One question is whether such interests will supplant the passion Arab Americans feel for the Middle East, especially the Israeli-Palestinian conflict. The conference suggests it won’t — none of the politicians could successfully squirm away from questions on U.S. policy in the Middle East.

But away from the conference, there are signs that the Middle East is not the fire starter it once was for Arab Americans.

“I’m a local issues guy,” said Kamal Nawash, a Jerusalem-born candidate for the Virginia Senate. “You can’t get far focusing on international issues alone. To appeal to the heartland of America, you have to assimilate.”

In Dearborn, Alawan, whose father emigrated from Syria, toured the construction site of the congregation’s new mosque over the weekend. He pointed out a balcony for women, allowing them greater participation in the services than they would have in the Middle East, and the modern steel girders reinforcing the minarets.

A flood of refugees from the Lebanese civil war necessitated the new mosque, which will accommodate 1,200 worshipers, he said. That it is in a nice neighborhood of Dearborn, and that it is funded locally and not by Saudi money, is also significant, Alawan indicated.

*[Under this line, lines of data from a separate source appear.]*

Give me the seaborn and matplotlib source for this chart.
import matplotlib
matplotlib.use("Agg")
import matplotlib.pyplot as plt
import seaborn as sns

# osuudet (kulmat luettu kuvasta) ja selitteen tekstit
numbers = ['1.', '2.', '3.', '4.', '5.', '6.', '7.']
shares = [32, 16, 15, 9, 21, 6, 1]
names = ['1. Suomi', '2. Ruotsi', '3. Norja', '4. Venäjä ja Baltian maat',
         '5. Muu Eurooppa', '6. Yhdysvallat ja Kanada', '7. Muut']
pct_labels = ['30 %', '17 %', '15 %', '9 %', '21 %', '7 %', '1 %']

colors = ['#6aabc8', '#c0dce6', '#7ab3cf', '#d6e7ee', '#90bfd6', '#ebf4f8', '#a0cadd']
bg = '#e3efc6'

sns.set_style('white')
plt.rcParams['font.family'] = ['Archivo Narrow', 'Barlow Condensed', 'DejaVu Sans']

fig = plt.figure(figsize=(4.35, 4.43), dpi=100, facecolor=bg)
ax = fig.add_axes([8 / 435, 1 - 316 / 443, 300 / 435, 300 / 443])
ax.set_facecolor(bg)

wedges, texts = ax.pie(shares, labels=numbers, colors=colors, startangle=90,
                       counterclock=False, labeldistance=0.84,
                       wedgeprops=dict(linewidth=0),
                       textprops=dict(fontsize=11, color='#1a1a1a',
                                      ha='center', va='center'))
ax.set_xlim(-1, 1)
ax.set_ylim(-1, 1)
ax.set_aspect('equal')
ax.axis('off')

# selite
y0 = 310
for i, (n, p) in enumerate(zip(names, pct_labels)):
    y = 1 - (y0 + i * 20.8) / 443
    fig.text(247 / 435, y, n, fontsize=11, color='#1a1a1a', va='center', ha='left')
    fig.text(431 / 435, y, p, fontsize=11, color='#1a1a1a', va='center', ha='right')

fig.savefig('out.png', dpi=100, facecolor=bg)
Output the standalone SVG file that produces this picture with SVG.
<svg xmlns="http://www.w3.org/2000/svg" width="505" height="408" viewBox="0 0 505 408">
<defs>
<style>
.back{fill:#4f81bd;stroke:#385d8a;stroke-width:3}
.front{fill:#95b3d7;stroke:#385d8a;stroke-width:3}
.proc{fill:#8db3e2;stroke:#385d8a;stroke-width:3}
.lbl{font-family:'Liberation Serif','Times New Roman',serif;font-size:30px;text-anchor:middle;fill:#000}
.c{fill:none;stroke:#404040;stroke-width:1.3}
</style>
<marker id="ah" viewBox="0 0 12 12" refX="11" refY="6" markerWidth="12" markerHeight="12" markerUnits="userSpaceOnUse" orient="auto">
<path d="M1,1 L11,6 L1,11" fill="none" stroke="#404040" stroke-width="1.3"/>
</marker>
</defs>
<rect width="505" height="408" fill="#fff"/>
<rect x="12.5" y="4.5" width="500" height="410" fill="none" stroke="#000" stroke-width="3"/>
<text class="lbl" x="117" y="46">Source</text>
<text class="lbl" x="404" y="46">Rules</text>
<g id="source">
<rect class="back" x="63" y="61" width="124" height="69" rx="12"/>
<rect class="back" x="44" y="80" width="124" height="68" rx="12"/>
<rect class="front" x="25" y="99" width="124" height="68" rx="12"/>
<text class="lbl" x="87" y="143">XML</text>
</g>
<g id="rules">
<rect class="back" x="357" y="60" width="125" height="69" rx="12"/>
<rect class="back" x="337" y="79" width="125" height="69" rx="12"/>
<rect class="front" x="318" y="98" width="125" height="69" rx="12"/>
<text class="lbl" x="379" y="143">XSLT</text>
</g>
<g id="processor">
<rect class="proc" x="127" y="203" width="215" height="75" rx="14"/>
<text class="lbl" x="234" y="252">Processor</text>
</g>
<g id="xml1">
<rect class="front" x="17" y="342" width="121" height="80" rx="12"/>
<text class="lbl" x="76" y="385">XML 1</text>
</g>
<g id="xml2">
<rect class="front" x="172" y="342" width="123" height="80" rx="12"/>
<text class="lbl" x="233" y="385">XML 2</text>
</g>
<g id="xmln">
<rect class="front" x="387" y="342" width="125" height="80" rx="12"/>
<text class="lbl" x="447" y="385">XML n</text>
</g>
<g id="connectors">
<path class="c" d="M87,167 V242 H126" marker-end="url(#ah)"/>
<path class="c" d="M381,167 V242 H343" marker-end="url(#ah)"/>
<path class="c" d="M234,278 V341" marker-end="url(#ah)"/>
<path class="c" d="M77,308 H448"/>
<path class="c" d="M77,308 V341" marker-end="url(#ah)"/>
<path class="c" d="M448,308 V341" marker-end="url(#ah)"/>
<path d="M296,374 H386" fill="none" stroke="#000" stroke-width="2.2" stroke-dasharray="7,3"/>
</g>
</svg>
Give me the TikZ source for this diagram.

“In America, you can be a Republican, I can be Democrat,” Alawan said, hoisting his grandson in his arms. “We can argue all night and still survive.”

Earlier, in his sermon in the older mosque, Imam Qazwini referenced a phrase from Americana as he exhorted his congregants to political action.

“Like it says in the thing of allegiance, what is it?”

“A pledge,” one congregant murmured.

“The pledge of allegiance,” Qazwini said. “Liberty and justice for all.”

He read out the telephone number to White House’s complaint hotline. “Write this down,” he said.